Hi there, I am pretty new to MLIR. I noticed that the toy dialect example can emit mlir using Toy DSL and a codegen tool. Otherwise, we can also use MLIR python-binding to build MLIR module and op flow and emit MLIR by running the python code.
I wonder how to Emit MLIR from C/C++, is there any example? I try my best to find the examples but found none.
The largest range of examples there would be the passes. What most of the passes do is use C++ builders (along wit matching section and defining passes, but the most is constructing MLIR operations in C++ which is how you’ll build the module before emitting it). The unittest group is another.
Yes, thanks mehdi, you are right, but it is hard for me to write a DSL. I think the python binding is a good way. But I wonder if there is C++ binding, may be it is the way that Jacques describe that constructing MLIR op in C++ passes.

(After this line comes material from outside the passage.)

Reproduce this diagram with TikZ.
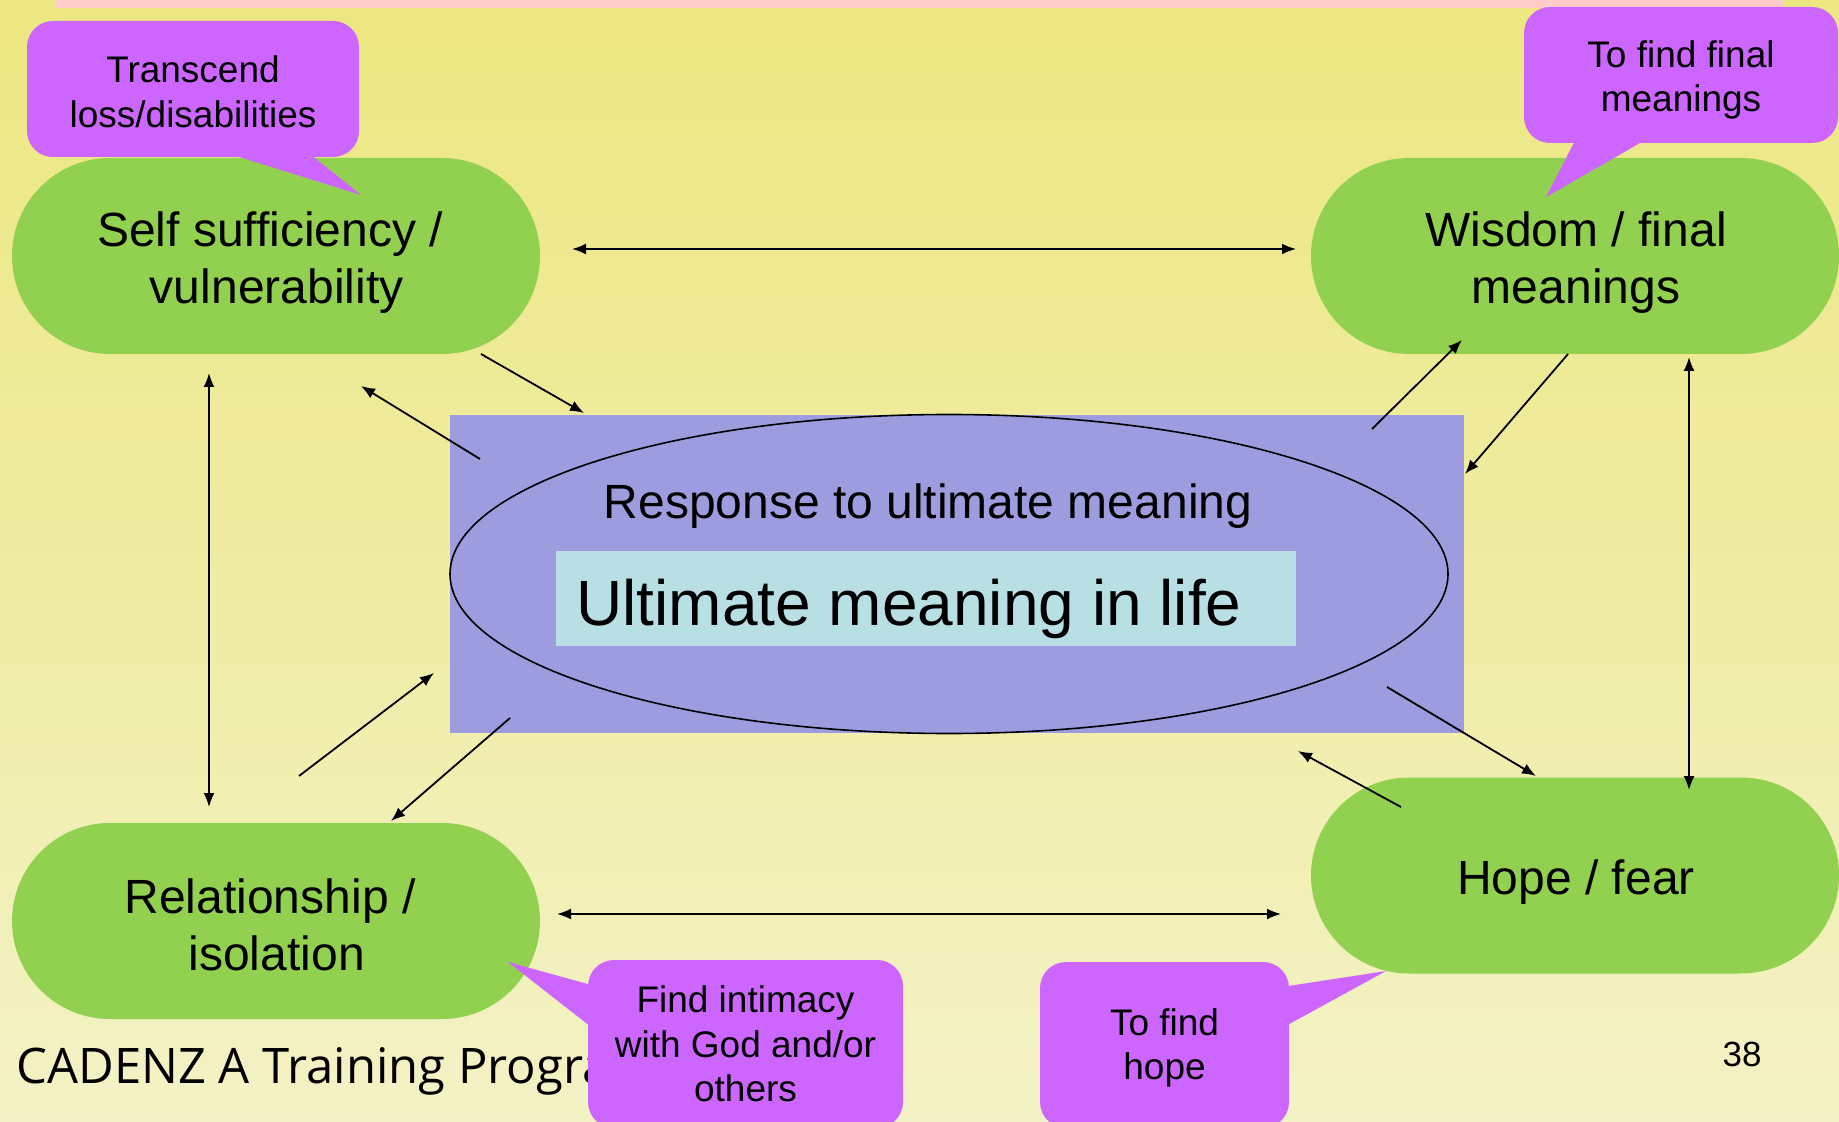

I don’t quite get your question actually, you don’t have to write a DSL: the DSL in Toy is just to support the tutorial. The parser of the DSL produces a parse tree, which is a C++ data structure, you could have this from JSON or any other source. The fact is that the “C++ bindings” as you call it what is used in Toy to emit MLIR: this is the exact same API you will find in c++ passes as Jacques describe. The difference is that Toy will emit MLIR “from scratch” (that is you have as input a C++ data structure that you turn into MLIR) whereas the C++ passes are transforming an existing MLIR construct in place.
@mehdi_amini Thanks mehdi, I got your point. Do I have to write the operation building codes in passes? Is there a way for me to write MLIR op building codes in a standalone c++ file just like I do using python bindings or that in Toy DSL?
I may miss something, but isn’t the answer in the question? Yes you can do just like the Toy example, that’s why it’s there: to show how you can do it.